La directive cadre est la première à insister sur la nécessité d'une analyse plus globale . Elle ne se traduit pas par de nouvelles dépenses. En revanche, elle a pour objectif d'améliorer l'efficacité économique de l'investissement . Poussés par cette directive, nous devons désormais utiliser les meilleurs moyens au moindre coût. Son article 5 impose une analyse économique de l'utilisation de l'eau à l'échelle du district hydrographique.
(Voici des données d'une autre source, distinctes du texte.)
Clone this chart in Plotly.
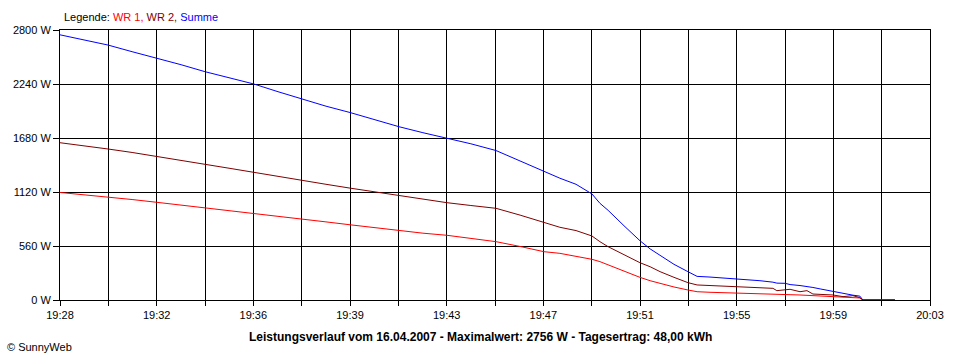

Comment la France considère-t-elle la nécessité de l'analyse économique de la dépense dans le domaine de l'eau ? Les initiatives en la matière sont multiples. L'IFEN, tout d'abord, a lancé une enquête auprès de 5.000 communes au printemps dernier permettant de déterminer précisément les équipements. Le ministère de l'environnement, par ailleurs, a décidé d'intégrer la dimension économique dans le Réseau national de données sur l'eau. D'autre part, un certain nombre d'indicateurs sont en voie d'élaboration pour mesurer de manière pérenne et efficace les efforts consentis dans le domaine de l'eau. Enfin, le Commissariat du Plan a mis en place une instance d'évaluation des politiques de préservation de la ressource en eau destinée à la consommation humaine.

Désormais, la grille d'analyse économique est devenue une pièce maîtresse du jeu économique européen. A cet égard, l'Agence européenne de l'environnement a été mandatée par la Commission pour évaluer en temps réel le rapport coût-efficacité des politiques publiques dans le domaine de l'environnement.